Friday, July 6, 2007

Silly me, forgetting to carry a notepad

I have come to understand that my mother is not going to ask whether it's a good time to talk, but I do wish that she would ask whether I'm in a position to listen attentively to what she's saying and/or take notes before she starts describing the substance of her latest complaint in great detail. Instead, she launches into a complicated explanation the minute I say "hello" and fully expects that I process whatever she is saying into a letter.
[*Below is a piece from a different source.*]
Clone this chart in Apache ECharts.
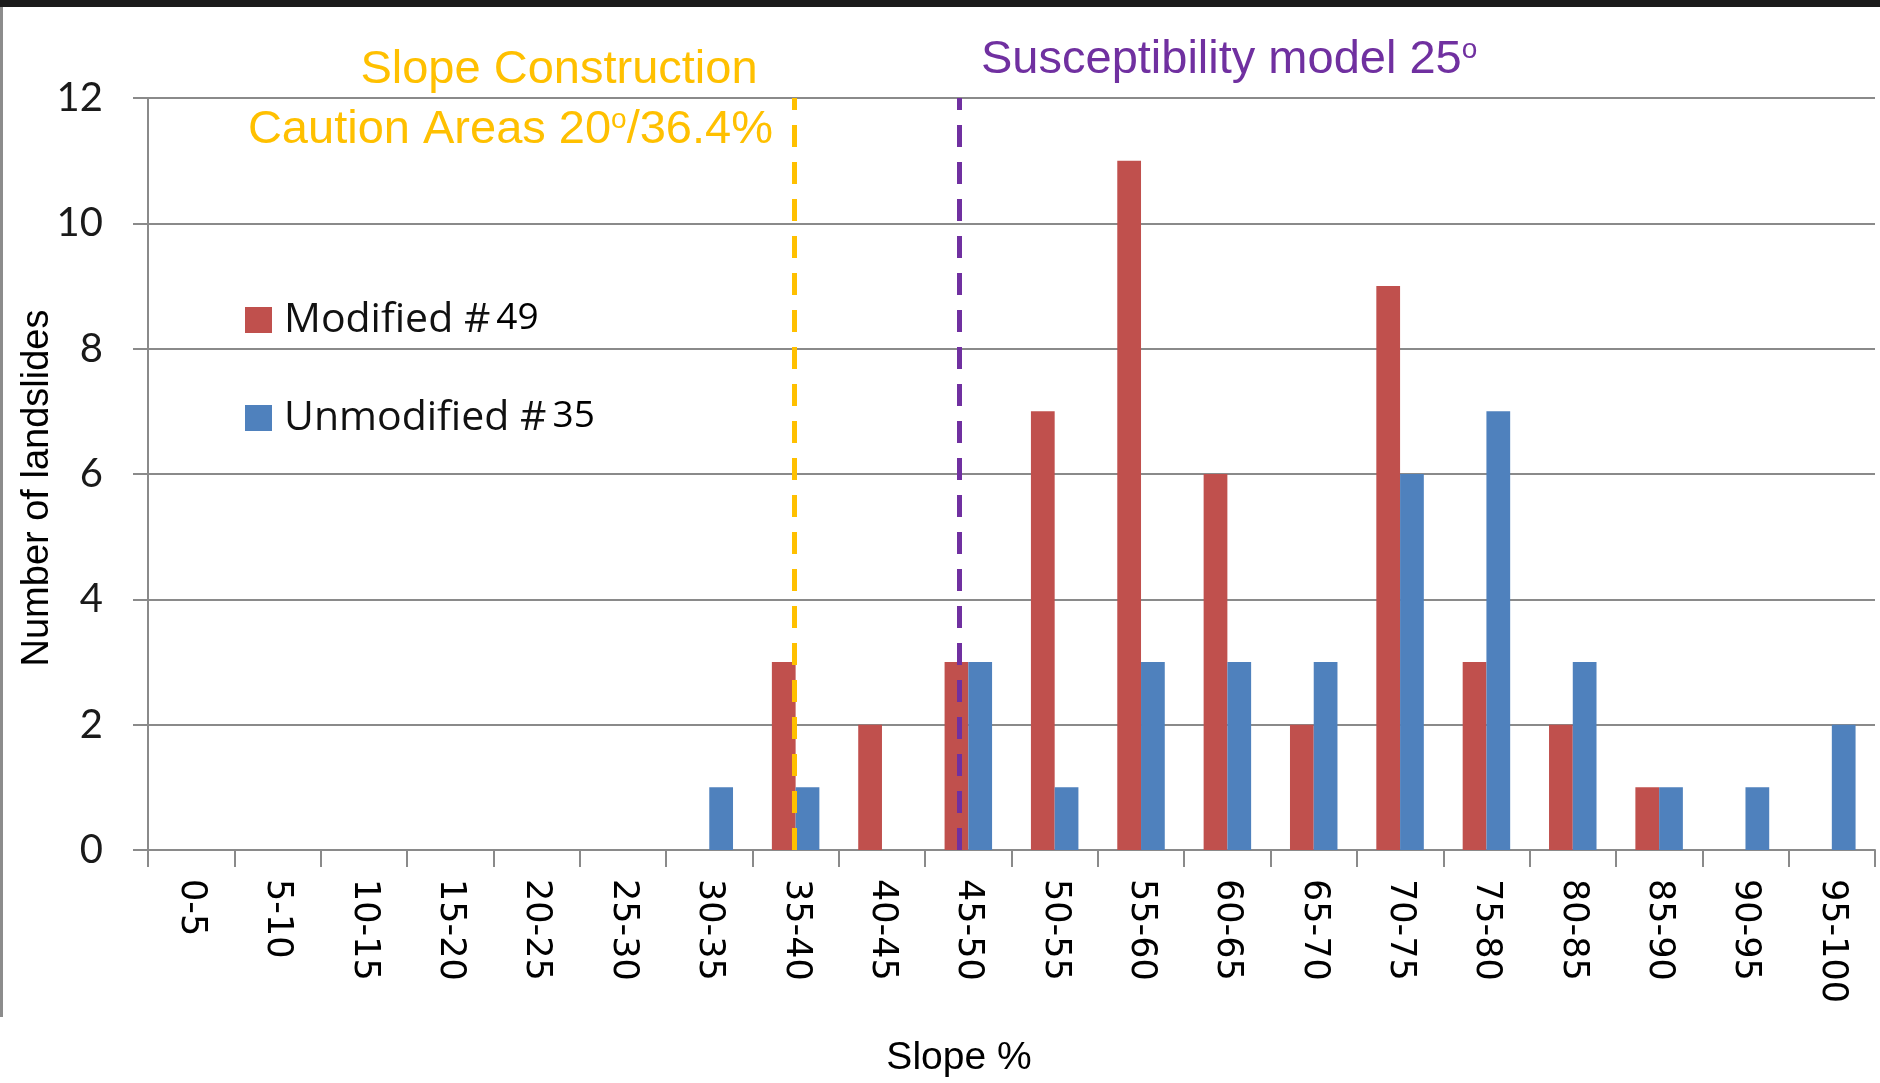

On Friday afternoon she'd sent me a short paragraph complaining to her old phone company that their failure to turn off her phone service when she'd asked them to resulted in interference with her new phone service. I quickly re-wrote it for her and hit 'send.'

That evening, I headed out to meet my friend Marcela, who'd just returned from over a month in Ecuador. I had informed her of the self-imposed shopping-and-restaurant ban; she was supportive, but still invited me to drink water in her presence while she shopped and dined. It was about 8:30 PM [on a Friday night] when I was half-way to the metro and my mother called, and immediately launched into her phone service drama. She continued onto her dissatisfaction with my revision of her letter.

"What was that paragraph you sent? Was that about some other situation?"
"It was a revision of your letter."
"I didn't understand what you wrote-- what does it have to do with anything?"
"I wrote exactly what you wrote, only politely and in correct English."
"Well, it doesn't make sense to me..."

She goes on in detail about what happened, about how every time they called they told her to write and when she wrote they said the issue could only be resolved by phone. Legitimate complaints, and I'm not one to judge another person for going on about the mundane. Here's what I will say: does my mom not realize that I don't sit around with a notepad handy, waiting for her instructions? I am often on the go... it wouldn't hurt to ask me where I am or what I'm doing before expecting me to drop everything and take notes, if not out of considerateness, than out of pragmatism.

About five minutes into the phone service details, I get to the metro. A commuter train goes by and then there's an announcement.

"WHAT is that noise? Where ARE you?"
"At the metro?"
"Why are they talking?"
"They make announcements. About elevator outages and such."
"Anyway, so I was trying to explain to them that they were supposed to disconnect the phone line...WHY is it so noisy?"

Does she expect me to apologize for being at the metro, or perhaps for the metro for making announcements while she's talking to me?

"It's noisy because they're making announcements."
"Can you even hear me?"
"I can, but my train is here and I'll lose signal in a minute or so."
"Well, call me when you get home."
"I don't know what time I'll get home, and I'll most likely want to go to bed immediately."
"Well how are you going to know what to write?"
"Send me an e-mail with the details!"
"I DID send you an e-mail with the details!"

I was happy to have a distraction from the phone/letter issue. I called Marcela when I got to the mall, but she was in the middle of a transaction and said she'd call me back in a minute. In the meantime I kept walking, and she did call a minute later and ask where I was. I realized that I had been magnetically, instinctively drawn to Banana Republic. I thought about the beginning of a Lewis Black show-- perhaps Black on Broadway, when he's on his way up to the performance and someone asks, "how are you?" and he grumbles, "how the f* do you think I am?" Marcela's "where are you," an innocent and natural question, was almost met with, "where the f* do you think I am?" I'm in one of my natural habitats, the sale rack at Banana. Not because I was irritated at all... it just came into my head. I did just say, "Banana Republic."

Anyway, we walked around talked while she had dinner, it was a good night. I got home around 11pm and dutifully called my mother and asked if I needed to get letter-writing instructions that minute. She said she'd wait on the phone technicians tomorrow, but started getting into the whole story again. I interrupted with, "I know..." and regurgitated part of it so that she'd see that I actually heard her the first time. Her response, in a semi-accusatory tone: "Well, you were in such a hurry, I couldn't tell if you'd taken in anything that I said." Her tone is difficult to convey, but by my reading, it was one of, "well, you weren't exactly sitting by your phone with a notepad!" as if that's what she expects when she calls and proceeds to elaborate on the complaint-inspiring situation in great detail. We said goodnight; we were both satisfied to leave it at that.